Вечером крестьяне сообщили нам, что сейчас приезжал какой-то Дальский – важное лицо, уговорил их соглашение подписать и тотчас же уехал обратно. Кушнарёв затем сообщил, что препятствий для дальнейшего нашего следования в столицу Д.В.Р. нет, и мы завтра тронемся. Еремеев и я возражали, требуя предварительного ознакомления с соглашением, т.к. ни Абоимов, ни Плюхин не могли толком рассказать, что именно они подписали.
Наступил четвёртый день, и когда в ознакомлении с соглашением под разными предлогами нам было отказано, мы с Еремеевым заявили, что уезжаем обратно. Молодой комендант ответил, что желание наше не может быть исполнено за неимением паровоза. Мы сказали, что до ближайшей за мостом станции мы дойдём и пешком.
— Ну как же можно нам отпускать пешком делегатов? Это и думать нечего! — с улыбкой произнёс комендант. Было очевидно, что мы в западне.
Перед обедом Кушнарёв дал нам прочитать подписанное соглашение, которое, впрочем, мы уже знали со слов Кабцана.
Часа в четыре дня откуда-то пришёл Похвалинский очень взволнованным и бледным. Я за дорогу как-то сжился с ним: мне казалось, что в нём, в его натуре, было что-то от Алёши Карамазова. Он это чувствовал и знал. Когда я проходил мимо его купе в салон, Похвалинский раскрыл дверь и попросил к нему войти. Когда я вошёл, он быстро захлопнул дверь и в сильном волнении стал порывисто и несвязно говорить мне, что, что бы со мной ни случилось, пусть я знаю, что он ни в чём не виноват, что это будет помимо его воли.
Слова эти встревожили меня меньше, чем его волнение, и я же начал его успокаивать и уверять, что я никогда и ни на минуту не усомнюсь в нём, как в друге, который одинаков как в счастии, так и в несчастии.
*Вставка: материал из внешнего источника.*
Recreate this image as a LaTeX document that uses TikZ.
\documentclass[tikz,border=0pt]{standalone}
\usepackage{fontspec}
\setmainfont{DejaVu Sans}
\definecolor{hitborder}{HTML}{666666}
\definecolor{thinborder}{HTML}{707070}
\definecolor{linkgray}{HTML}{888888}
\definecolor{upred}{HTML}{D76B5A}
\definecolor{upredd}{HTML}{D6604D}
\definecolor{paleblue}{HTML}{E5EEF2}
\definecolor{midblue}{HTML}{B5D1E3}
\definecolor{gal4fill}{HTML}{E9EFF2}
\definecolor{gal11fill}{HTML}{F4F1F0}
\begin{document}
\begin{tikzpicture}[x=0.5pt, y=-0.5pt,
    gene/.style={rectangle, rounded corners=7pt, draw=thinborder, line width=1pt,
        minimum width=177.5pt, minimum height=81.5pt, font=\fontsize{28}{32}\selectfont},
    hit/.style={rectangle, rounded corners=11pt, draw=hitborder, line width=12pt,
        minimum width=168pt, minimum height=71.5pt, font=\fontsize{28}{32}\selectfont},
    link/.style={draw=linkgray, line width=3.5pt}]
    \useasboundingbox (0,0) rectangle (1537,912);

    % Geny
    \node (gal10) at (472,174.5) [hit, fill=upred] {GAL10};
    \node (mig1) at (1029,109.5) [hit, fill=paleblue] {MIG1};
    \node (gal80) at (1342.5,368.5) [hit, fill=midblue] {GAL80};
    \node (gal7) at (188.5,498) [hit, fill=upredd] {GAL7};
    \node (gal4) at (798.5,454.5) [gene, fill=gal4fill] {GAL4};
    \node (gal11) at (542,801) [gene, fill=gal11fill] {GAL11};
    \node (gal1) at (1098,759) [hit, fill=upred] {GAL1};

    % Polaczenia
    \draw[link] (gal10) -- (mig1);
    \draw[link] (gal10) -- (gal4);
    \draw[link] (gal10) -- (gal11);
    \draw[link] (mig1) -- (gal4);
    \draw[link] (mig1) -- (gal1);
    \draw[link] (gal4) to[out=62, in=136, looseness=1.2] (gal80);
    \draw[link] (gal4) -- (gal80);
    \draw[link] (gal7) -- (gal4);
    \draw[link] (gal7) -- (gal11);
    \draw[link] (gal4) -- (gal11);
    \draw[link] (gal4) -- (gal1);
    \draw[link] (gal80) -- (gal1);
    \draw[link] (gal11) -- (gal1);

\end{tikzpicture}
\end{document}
Что произошло, – я не знаю. К этому его, почти юноши, каким он был тогда, сердечному порыву я никогда не возвращался, но — странное дело — на меня это всё подействовало, как хорошая доза успокоительного: я как-то сразу и бесповоротно решил, что чему быть, того не миновать, и стал не только держаться спокойно, но, главное, и чувствовать себя как дома, как везде, а не среди врагов, какими глядели все эти приезжающие из Верхнеудинска.
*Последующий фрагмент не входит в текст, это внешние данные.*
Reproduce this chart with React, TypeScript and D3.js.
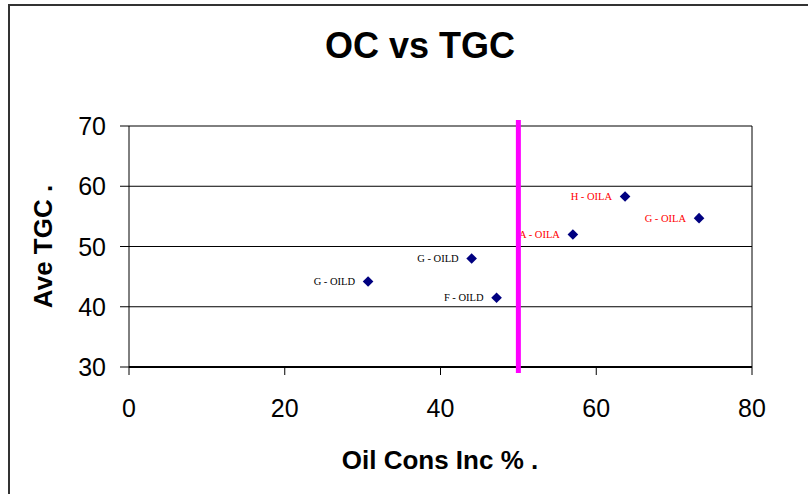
import React from "react";
import * as d3 from "d3";

const labels = ["G - OILD", "G - OILD", "F - OILD", "A - OILA", "H - OILA", "G - OILA"];
const oilCons = [30.7, 44.0, 47.2, 57.0, 63.7, 73.2];
const aveTGC = [44.2, 48.0, 41.5, 52.0, 58.3, 54.7];
const groups = ["D", "D", "D", "A", "A", "A"];
const xTicks = [0, 20, 40, 60, 80];
const yTicks = [30, 40, 50, 60, 70];
const threshold = 50;
const thresholdRange = [29, 71];

const W = 808, H = 494;
const left = 129, right = 752, top = 126, bottom = 367;

export default function App() {
  const x = d3.scaleLinear().domain([0, 80]).range([left, right]);
  const y = d3.scaleLinear().domain([30, 70]).range([bottom, top]);
  const diamond = d3.symbol().type(d3.symbolDiamond2 ?? d3.symbolDiamond).size(72)();
  const sans = "Liberation Sans, Arial, sans-serif";
  return (
    <svg width={W} height={H} style={{ position: "absolute", left: 0, top: 0, background: "#fff" }}>
      <rect x={9} y={5} width={W + 20} height={H + 20} fill="#fff" stroke="#333" strokeWidth={2} />
      <text x={420} y={58} textAnchor="middle" fontFamily={sans} fontWeight="bold" fontSize={36}>OC vs TGC</text>
      {yTicks.map((t) => (
        <g key={"y" + t}>
          {t > 30 && <line x1={left} x2={right} y1={y(t)} y2={y(t)} stroke="#000" strokeWidth={1} />}
          <line x1={left - 9} x2={left} y1={y(t)} y2={y(t)} stroke="#000" strokeWidth={1} />
          <text x={106} y={y(t)} dy="0.36em" textAnchor="end" fontFamily={sans} fontSize={25}>{t}</text>
        </g>
      ))}
      <line x1={left} x2={left} y1={top} y2={bottom} stroke="#000" strokeWidth={1} />
      <line x1={right} x2={right} y1={top} y2={bottom} stroke="#000" strokeWidth={1} />
      {xTicks.map((t) => (
        <g key={"x" + t}>
          <line x1={x(t)} x2={x(t)} y1={bottom} y2={bottom + 8} stroke="#000" strokeWidth={1} />
          <text x={x(t)} y={408} dy="0.36em" textAnchor="middle" fontFamily={sans} fontSize={25}>{t}</text>
        </g>
      ))}
      <line x1={left} x2={right} y1={bottom} y2={bottom} stroke="#000" strokeWidth={2} />
      {oilCons.map((v, i) => (
        <g key={"p" + i}>
          <path d={diamond} transform={`translate(${x(v)},${y(aveTGC[i])})`} fill="#000080" />
          <text x={x(v) - 13} y={y(aveTGC[i])} dy="0.35em" textAnchor="end"
            fontFamily="Liberation Serif, Times New Roman, serif" fontSize={10.5}
            fill={groups[i] === "A" ? "#ff0000" : "#000"}>{labels[i]}</text>
        </g>
      ))}
      <line x1={x(threshold)} x2={x(threshold)} y1={y(thresholdRange[1])} y2={y(thresholdRange[0])} stroke="#ff00ff" strokeWidth={5} />
      <text transform={`translate(52,${y(50)}) rotate(-90)`} textAnchor="middle" fontFamily={sans} fontWeight="bold" fontSize={26}>Ave TGC .</text>
      <text x={440} y={469} textAnchor="middle" fontFamily={sans} fontWeight="bold" fontSize={26}>Oil Cons Inc % .</text>
    </svg>
  );
}
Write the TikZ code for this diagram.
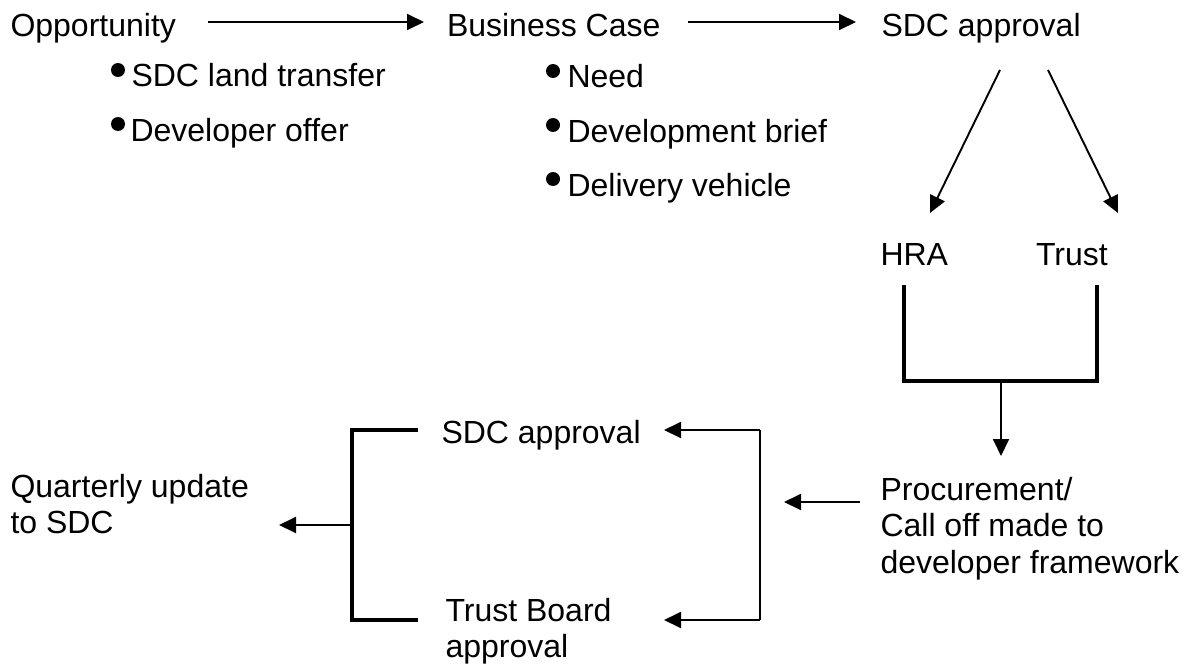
\documentclass[tikz,border=0pt]{standalone}
\usepackage{fontspec}
\setmainfont{Liberation Sans}
\usetikzlibrary{arrows.meta}
\newcommand\mlines[1]{\begin{tabular}[t]{@{}l@{}}#1\end{tabular}}
\begin{document}
\begin{tikzpicture}[x=1pt,y=-1pt,
  lbl/.style={anchor=base west,inner sep=0pt,outer sep=0pt,font=\fontsize{32}{36.8}\selectfont},
  arr/.style={line width=1.9pt,-{Triangle[length=17pt,width=16pt]}},
  thin/.style={line width=1.9pt},
  thick/.style={line width=3.2pt},
  dot/.style={fill=black}]
\useasboundingbox (0,0) rectangle (1192,669);

% top row
\node[lbl] (opp) at (10.5,37) {Opportunity};
\node[lbl] (bc) at (447,37) {Business Case};
\node[lbl] (sdc1) at (881.5,37) {SDC approval};

% opportunity list
\fill[dot] (118,70) circle (7);
\node[lbl] (o1) at (131.5,87) {SDC land transfer};
\fill[dot] (118,124) circle (7);
\node[lbl] (o2) at (130.5,141) {Developer offer};

% business case list
\fill[dot] (553,71) circle (7);
\node[lbl] (b1) at (567.5,88) {Need};
\fill[dot] (553,125) circle (7);
\node[lbl] (b2) at (567.5,142) {Development brief};
\fill[dot] (553,179) circle (7);
\node[lbl] (b3) at (567.5,196) {Delivery vehicle};

% HRA / Trust
\node[lbl] (hra) at (880.5,265) {HRA};
\node[lbl] (trust) at (1036,265) {Trust};

% procurement
\node[lbl] (proc) at (880.5,500) {\mlines{Procurement/\\Call off made to\\developer framework}};

% bottom approvals
\node[lbl] (sdc2) at (441.5,443) {SDC approval};
\node[lbl] (tb) at (445.5,621) {\mlines{Trust Board\\approval}};

% quarterly
\node[lbl] (qu) at (10.5,497) {\mlines{Quarterly update\\to SDC}};

% coordinates
\coordinate (a1s) at (208,22);
\coordinate (a1e) at (424,22);
\coordinate (a2s) at (688,22);
\coordinate (a2e) at (856,22);
\coordinate (s1l) at (1000,70);
\coordinate (s1r) at (1048,70);
\coordinate (hraT) at (930,213);
\coordinate (trT) at (1118,213);
\coordinate (bL) at (904,285);
\coordinate (bLb) at (904,381);
\coordinate (bRb) at (1097,381);
\coordinate (bR) at (1097,285);
\coordinate (bM) at (1001,381);
\coordinate (procT) at (1001,456);
\coordinate (pS) at (860,502);
\coordinate (pE) at (784,502);
\coordinate (rT) at (760,430);
\coordinate (rB) at (760,620);
\coordinate (sdc2R) at (664,430);
\coordinate (tbR) at (664,620);
\coordinate (lT) at (418,430);
\coordinate (lTc) at (352,430);
\coordinate (lBc) at (352,620);
\coordinate (lB) at (418,620);
\coordinate (lM) at (352,525);
\coordinate (quR) at (279,525);

% connectors
\draw[arr] (a1s) -- (a1e);
\draw[arr] (a2s) -- (a2e);
\draw[arr] (s1l) -- (hraT);
\draw[arr] (s1r) -- (trT);
\draw[thick] (bL) -- (bLb) -- (bRb) -- (bR);
\draw[arr] (bM) -- (procT);
\draw[arr] (pS) -- (pE);
\draw[thin] (rB) -- (rT);
\draw[arr] (rT) -- (sdc2R);
\draw[arr] (rB) -- (tbR);
\draw[thick] (lT) -- (lTc) -- (lBc) -- (lB);
\draw[arr] (lM) -- (quR);
\end{tikzpicture}
\end{document}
В ночь мы тронулись дальше. Утром, пока наш паровоз брал воду и дрова на ст. Петровский Завод, я предложил всем сходить на недалеко от станции находящееся кладбище, где должно быть похоронено много декабристов и членов их семей, живших и умерших в Петровском Заводе — главном месте отбытия декабристами каторги, на которую они были переведены из Читы. Кладбище мы посетили, оно расположено на горе и от него открывается красивый вид на лежащий внизу небольшой Петровский Завод, за которым высятся покрытые сосновыми лесами горы. На одной из гор виднеется большой крест, сооружённый кем-то из декабристов.
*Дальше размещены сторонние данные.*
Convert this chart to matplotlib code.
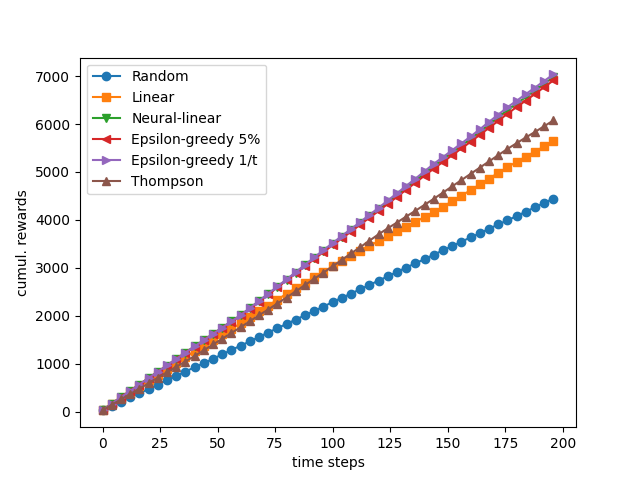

На кладбище возле алтаря церкви — могила генерала и «кавалера» Лепарского, так тесно связавшего своё имя с декабристами и умершего здесь на своём тяжёлом и требовавшем много ума и такта посту, их стража и начальника. Поодаль, на горке, множество могильных крестов и памятников со знакомыми всем нам — русским интеллигентам — именами. Полуразрушенная часовня возвышается над прахом жены Муравьёва; большая покосившаяся плита сообщает, что под ней покоится вечным сном Анненкова — жена Ив.А. Анненкова — швейцарка Полина, описанная Всев. Соловьевым в его «Горбатовых», как невеста одного из героев романа — Бориса Горбатова. Большою заботою, видимо, когда-то окружалась могила маленькой дочери Бестужева.
На кладбище гуляли каких-то две заводских девицы. На наш вопрос о том, чьи это могилы? — они никакого ответа дать не могли, да и мои спутники, видимо, были не очень сильны в истории движения декабристов, которое принято считать начальным моментом русских революционных устремлений, тянувшихся через всё XIX столетие и завершившихся печальной памяти «великой, бескровной» 1917 года.